In looking at the total increase seen from increased usage of Dyson and Chen, there would be an added 0.8 fWAR and 0.9rWAR bringing an adjusted team total to 9.9 fWAR and 8.4 rWAR, good for an average of 9.15 WAR or 0.55 WAR less than the real Royals without the services of Wil Myers factoring into any of this. [End addendum.]
Over the course of the simulation, I also shipped off John Lamb, Mike Montgomery, Yordano Ventura, Elier Hernandez, Jason Adam, Christian Colon, J.C. Sulbaran, and Robinson Yambati in deals and signed Mitch Maier, Brandon Inge, Jesus Flores, and Kyle McClellan to minor-league deals for organizational depth.
For the sake of transparency: John Lamb finally had a start in which it looked like his velocity might be back; Montgomery is getting shelled in high-A; Ventura is on the verge of a promotion to Omaha; Hernandez is still in Extended Spring Training; Jason Adam is finally striking batters out in Double-A, but he's getting hit around a lot; Christian Colon is doing nothing to attempt to shed the label of "disappointment;" Sulbaran still appears to be terrible; and Yambati would appear to be a live arm but little else.
Inge had a clause in his contract that he had to be on the 25-man roster by June 1st. If he somehow made the team over one of the utility infielders, he's been worth -0.1 fWAR and -0.2 rWAR.

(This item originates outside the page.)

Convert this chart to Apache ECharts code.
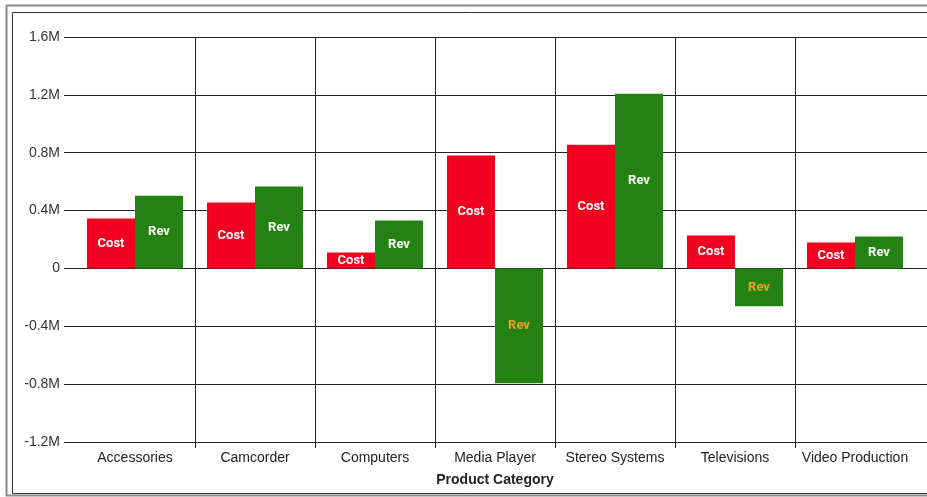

The Shadow Royals had a total payroll of $69.1MM, so $12.77MM less than the Royals payroll. With the insertion of Bauer, Myers, and Odorizzi into the lineup, it would be hard to argue that the Shadow Royals aren't set up much better for the future, even if the first two months were less kind to them as they were to the actual Royals.

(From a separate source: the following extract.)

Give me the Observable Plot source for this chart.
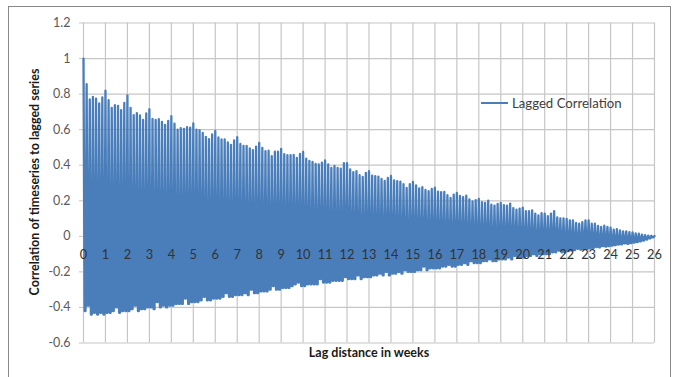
<!DOCTYPE html>
<html>
<head>
<meta charset="utf-8">
<script src="https://cdn.jsdelivr.net/npm/d3@7"></script>
<script src="https://cdn.jsdelivr.net/npm/@observablehq/plot@0.6"></script>
<style>
  html, body { margin: 0; padding: 0; background: #fff; }
  #chart { width: 674px; height: 377px; }
</style>
</head>
<body>
<div id="chart"></div>
<script>
// Lagged correlation, one peak per whole-day lag (days 0..182 = weeks 0..26)
const dailyPeak = [
  1.0, 0.856, 0.77, 0.785, 0.774, 0.748, 0.781,
  0.819, 0.766, 0.723, 0.738, 0.734, 0.71, 0.751,
  0.793, 0.723, 0.682, 0.693, 0.68, 0.655, 0.691,
  0.715, 0.661, 0.655, 0.659, 0.644, 0.627, 0.65,
  0.676, 0.634, 0.60, 0.608, 0.605, 0.614, 0.611,
  0.635, 0.60, 0.597, 0.582, 0.56, 0.546, 0.573,
  0.593, 0.556, 0.545, 0.545, 0.528, 0.514, 0.539,
  0.558, 0.52, 0.509, 0.509, 0.494, 0.485, 0.505,
  0.526, 0.498, 0.479, 0.482, 0.451, 0.476, 0.476,
  0.492, 0.462, 0.456, 0.456, 0.458, 0.441, 0.463,
  0.475, 0.437, 0.424, 0.419, 0.407, 0.404, 0.415,
  0.427, 0.404, 0.385, 0.396, 0.385, 0.381, 0.411,
  0.411, 0.377, 0.361, 0.366, 0.344, 0.334, 0.357,
  0.366, 0.342, 0.338, 0.336, 0.323, 0.312, 0.328,
  0.34, 0.315, 0.31, 0.308, 0.293, 0.272, 0.293,
  0.306, 0.287, 0.27, 0.276, 0.261, 0.254, 0.267,
  0.274, 0.252, 0.248, 0.25, 0.231, 0.216, 0.235,
  0.244, 0.227, 0.221, 0.229, 0.208, 0.197, 0.204,
  0.21, 0.192, 0.188, 0.201, 0.178, 0.173, 0.182,
  0.188, 0.176, 0.173, 0.184, 0.159, 0.15, 0.156,
  0.161, 0.142, 0.142, 0.146, 0.128, 0.118, 0.131,
  0.128, 0.113, 0.128, 0.142, 0.107, 0.101, 0.101,
  0.098, 0.09, 0.09, 0.075, 0.071, 0.08, 0.09,
  0.09, 0.071, 0.071, 0.058, 0.053, 0.06, 0.053,
  0.049, 0.038, 0.04, 0.034, 0.028, 0.028, 0.024,
  0.022, 0.017, 0.015, 0.009, 0.007, 0.004, 0.003,
  0.002
];

// Lowest correlation reached between one whole-day lag and the next (days 0..181)
const dailyTrough = [
  -0.42, -0.39, -0.44, -0.43, -0.44, -0.43, -0.44,
  -0.43, -0.43, -0.42, -0.40, -0.43, -0.42, -0.42,
  -0.42, -0.41, -0.39, -0.42, -0.41, -0.41, -0.40,
  -0.40, -0.41, -0.37, -0.40, -0.39, -0.40, -0.39,
  -0.39, -0.38, -0.38, -0.38, -0.35, -0.38, -0.37,
  -0.37, -0.37, -0.36, -0.34, -0.36, -0.36, -0.35,
  -0.35, -0.35, -0.34, -0.32, -0.34, -0.34, -0.33,
  -0.33, -0.33, -0.32, -0.33, -0.30, -0.32, -0.32,
  -0.31, -0.31, -0.31, -0.30, -0.28, -0.30, -0.30,
  -0.29, -0.29, -0.29, -0.28, -0.27, -0.26, -0.28,
  -0.28, -0.27, -0.27, -0.27, -0.27, -0.24, -0.26,
  -0.26, -0.26, -0.25, -0.25, -0.25, -0.25, -0.23,
  -0.24, -0.24, -0.24, -0.22, -0.24, -0.23, -0.23,
  -0.23, -0.22, -0.22, -0.21, -0.22, -0.20, -0.22,
  -0.21, -0.21, -0.20, -0.21, -0.19, -0.20, -0.20,
  -0.20, -0.19, -0.19, -0.17, -0.19, -0.18, -0.18,
  -0.18, -0.18, -0.17, -0.17, -0.16, -0.17, -0.17,
  -0.16, -0.16, -0.15, -0.16, -0.14, -0.15, -0.15,
  -0.15, -0.14, -0.14, -0.13, -0.14, -0.14, -0.13,
  -0.13, -0.13, -0.12, -0.13, -0.11, -0.12, -0.12,
  -0.12, -0.11, -0.11, -0.10, -0.11, -0.10, -0.10,
  -0.10, -0.10, -0.09, -0.09, -0.08, -0.09, -0.09,
  -0.083, -0.08, -0.078, -0.07, -0.075, -0.072, -0.07,
  -0.068, -0.065, -0.06, -0.062, -0.055, -0.058, -0.055,
  -0.052, -0.05, -0.046, -0.045, -0.04, -0.042, -0.038,
  -0.035, -0.032, -0.028, -0.024, -0.018, -0.012, -0.006
];

const weekTicks = d3.range(0, 27);            // 0 .. 26
const corrTicks = [-0.6, -0.4, -0.2, 0, 0.2, 0.4, 0.6, 0.8, 1, 1.2];

const seriesName = "Lagged Correlation";
const xTitle = "Lag distance in weeks";
const yTitle = "Correlation of timeseries to lagged series";

// Each day: a sharp peak at the whole-day lag, then a trough held through mid-day
const lagged = [];
dailyTrough.forEach((low, d) => {
  lagged.push({weeks: d / 7, corr: dailyPeak[d]});
  lagged.push({weeks: (d + 0.35) / 7, corr: low});
  lagged.push({weeks: (d + 0.65) / 7, corr: low});
});
lagged.push({weeks: dailyTrough.length / 7, corr: dailyPeak[dailyTrough.length]});

const blue = "#4a7ebb";
const grid = "#c6c6c6";
const font = "Lato, 'Open Sans', sans-serif";

const chart = Plot.plot({
  width: 674,
  height: 377,
  marginLeft: 83,
  marginRight: 20,
  marginTop: 22.5,
  marginBottom: 34.5,
  style: {fontFamily: font, background: "#fff"},
  x: {domain: [0, 26], axis: null},
  y: {domain: [-0.6, 1.2], axis: null},
  marks: [
    Plot.ruleX(weekTicks, {x: d => d, y1: -0.6, y2: 1.2, stroke: grid, strokeWidth: 1.2}),
    Plot.ruleY(corrTicks, {y: d => d, x1: 0, x2: 26, stroke: grid, strokeWidth: 1.2}),
    Plot.axisY({
      ticks: corrTicks,
      label: null,
      tickSize: 4,
      tickPadding: 9,
      stroke: grid,
      fill: "#595959",
      fontSize: 12.5,
      tickFormat: d => String(+d.toFixed(1))
    }),
    Plot.line(lagged, {
      x: "weeks",
      y: "corr",
      stroke: blue,
      strokeWidth: 2.3,
      strokeLinejoin: "round"
    }),
    Plot.text(weekTicks, {
      x: d => d,
      y: 0,
      dy: 19,
      text: d => String(d),
      fill: "#333",
      fontSize: 12.8
    })
  ]
});

const svg = d3.select(chart);

// chart-area border
svg.insert("rect", ":first-child")
  .attr("x", 8.5).attr("y", 6.5)
  .attr("width", 662).attr("height", 380)
  .attr("fill", "none").attr("stroke", "#888").attr("stroke-width", 1);

// axis titles
svg.append("text")
  .attr("transform", "translate(39,182) rotate(-90)")
  .attr("text-anchor", "middle")
  .attr("font-family", font).attr("font-weight", "bold").attr("font-size", 12.5)
  .attr("fill", "#1a1a1a")
  .text(yTitle);

svg.append("text")
  .attr("x", 369).attr("y", 357)
  .attr("text-anchor", "middle")
  .attr("font-family", font).attr("font-weight", "bold").attr("font-size", 12.5)
  .attr("fill", "#1a1a1a")
  .text(xTitle);

// legend
svg.append("line")
  .attr("x1", 481).attr("x2", 508).attr("y1", 103).attr("y2", 103)
  .attr("stroke", blue).attr("stroke-width", 2);
svg.append("text")
  .attr("x", 512).attr("y", 107.5)
  .attr("text-anchor", "start")
  .attr("font-family", font).attr("font-size", 13.2)
  .attr("fill", "#404040")
  .text(seriesName);

document.getElementById("chart").appendChild(chart);
</script>
</body>
</html>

If there is one thing that's clear, Rickie Weeks has been an anchor on this team's production through the first two months. He only cost money and Aaron Crow, but he's been death to this team. I still think he can be a productive member of this team.
Regardless, there's a 1.4 WAR difference between the two squads. One of them cost nearly $13MM less than the other, and there is less strain on the Shadow Royals' immediate future (though prospects were shipped off on the trade market).
Denizens of Royals Review, sink your claws in.